This was before the final alignment was decided. Since then, the East Bay has been shut out of the initial phases of HSR, making such a trip from the East Bay less convenient than what I just described (a transfer from BART in SF remains possible). From San Jose, the dream is not only alive, it’s within grasp. And according to comments by SJ city planners and HSR planners, it can work for them too.

“Engineering hasn’t been done, and decisions haven’t been made,” said Hans Larsen, San Jose’s deputy director of transportation, “but there’s nothing to indicate — that we’ve seen — any chance of a conflict between the two projects.”

Added Mehdi Morshed, the rail authority’s executive director: “The more activity, the more development, the more things that are located in and around the station, the better it is for our riders.
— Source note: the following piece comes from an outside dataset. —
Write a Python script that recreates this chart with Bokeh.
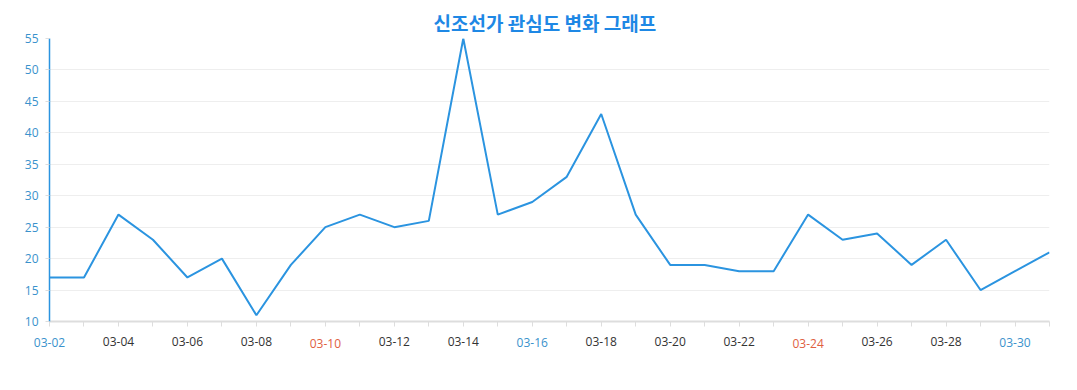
from bokeh.plotting import figure
from bokeh.models import ColumnDataSource, FixedTicker, LinearAxis, Range1d, Title
from bokeh.embed import file_html
from bokeh.resources import INLINE

dates = ["03-02", "03-03", "03-04", "03-05", "03-06", "03-07", "03-08", "03-09", "03-10", "03-11",
         "03-12", "03-13", "03-14", "03-15", "03-16", "03-17", "03-18", "03-19", "03-20", "03-21",
         "03-22", "03-23", "03-24", "03-25", "03-26", "03-27", "03-28", "03-29", "03-30", "03-31"]
interest = [17, 17, 27, 23, 17, 20, 11, 19, 25, 27,
            25, 26, 55, 27, 29, 33, 43, 27, 19, 19,
            18, 18, 27, 23, 24, 19, 23, 15, 18, 21]
y_ticks = [10, 15, 20, 25, 30, 35, 40, 45, 50, 55]
blue_dates = ["03-02", "03-16", "03-30"]
red_dates = ["03-10", "03-24"]

BLUE_LABEL = "#3a92cc"
RED_LABEL = "#e0603f"
DARK = "#333333"

idx = list(range(len(dates)))
src = ColumnDataSource(dict(x=idx, y=interest))

p = figure(width=1061, height=374, output_backend="svg", toolbar_location=None,
           x_range=Range1d(0, len(dates) - 1), y_range=Range1d(10, 55),
           min_border_left=49, min_border_right=12, min_border_top=38, min_border_bottom=53)
p.outline_line_color = None
p.background_fill_color = "white"

t = Title(text="신조선가 관심도 변화 그래프", align="left",
          text_font="Noto Sans CJK KR", text_font_size="19px", text_font_style="bold",
          text_color="#1e88e5", offset=384, standoff=6)
p.add_layout(t, "above")

p.line("x", "y", source=src, line_color="#2b94e0", line_width=2)

# y axis
p.yaxis.ticker = FixedTicker(ticks=y_ticks)
p.yaxis.axis_line_color = "#2b94e0"
p.yaxis.axis_line_width = 1.5
p.yaxis.major_tick_line_color = "#dddddd"
p.yaxis.major_tick_out = 4
p.yaxis.major_tick_in = 0
p.yaxis.minor_tick_line_color = None
p.yaxis.major_label_text_color = BLUE_LABEL
p.yaxis.major_label_text_font = "Open Sans"
p.yaxis.major_label_text_font_size = "12px"
p.yaxis.major_label_standoff = 7

label_idx = [i for i in idx if i % 2 == 0]
dark_idx = [i for i in label_idx if dates[i] not in blue_dates + red_dates]
blue_idx = [i for i in label_idx if dates[i] in blue_dates]
red_idx = [i for i in label_idx if dates[i] in red_dates]

# main x axis: tick marks every day, dark labels on every second day
xa = p.xaxis[0]
xa.ticker = FixedTicker(ticks=idx)
xa.major_label_overrides = {i: (dates[i] if i in dark_idx else "") for i in idx}
xa.axis_line_color = "#dddddd"
xa.axis_line_width = 2
xa.major_tick_line_color = "#dddddd"
xa.major_tick_out = 5
xa.major_tick_in = 0
xa.minor_tick_line_color = None
xa.major_label_standoff = 10
xa.major_label_text_color = DARK
xa.major_label_text_font = "Open Sans"
xa.major_label_text_font_size = "12px"

# coloured labels: extra axes pulled back onto the main label row
for ticks, color in [(blue_idx, BLUE_LABEL), (red_idx, RED_LABEL)]:
    ax = LinearAxis(ticker=FixedTicker(ticks=ticks),
                    major_label_overrides={i: dates[i] for i in ticks})
    ax.axis_line_color = None
    ax.major_tick_line_color = None
    ax.minor_tick_line_color = None
    ax.major_tick_out = 0
    ax.major_tick_in = 0
    ax.major_label_standoff = -11
    ax.major_label_text_color = color
    ax.major_label_text_font = "Open Sans"
    ax.major_label_text_font_size = "12px"
    p.add_layout(ax, "below")

p.xgrid.grid_line_color = None
p.ygrid.ticker = FixedTicker(ticks=y_ticks)
p.ygrid.grid_line_color = "#eeeeee"

open("out.html", "w").write(file_html(p, INLINE))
We would go out of our way to work with them, to do everything we can to match our station design to fit the city’s priority.”

Now that sounds like the spirit of cooperation to me! Each independent working group knows what the others are doing, they appreciate what the other could bring to the table. Hopefully, they’re also thinking about sharing infrastructure along the lines of what I suggested last month.

Eventually, HSR could be a boon for all sports teams situated near it. An A’s or Giants fan in Fresno could conceivably get to SF or SJ about 90 minutes. A Padres fan who wants to attend a Pads-Dodgers game in LA but doesn’t want to deal with LA traffic would have a solution that gets him end-to-end in just over an hour. Baseball fans from all over could join cool train-based ballpark tours, visiting all 5 major league parks as well as several minor league parks along the route if they wanted. The potential is staggering.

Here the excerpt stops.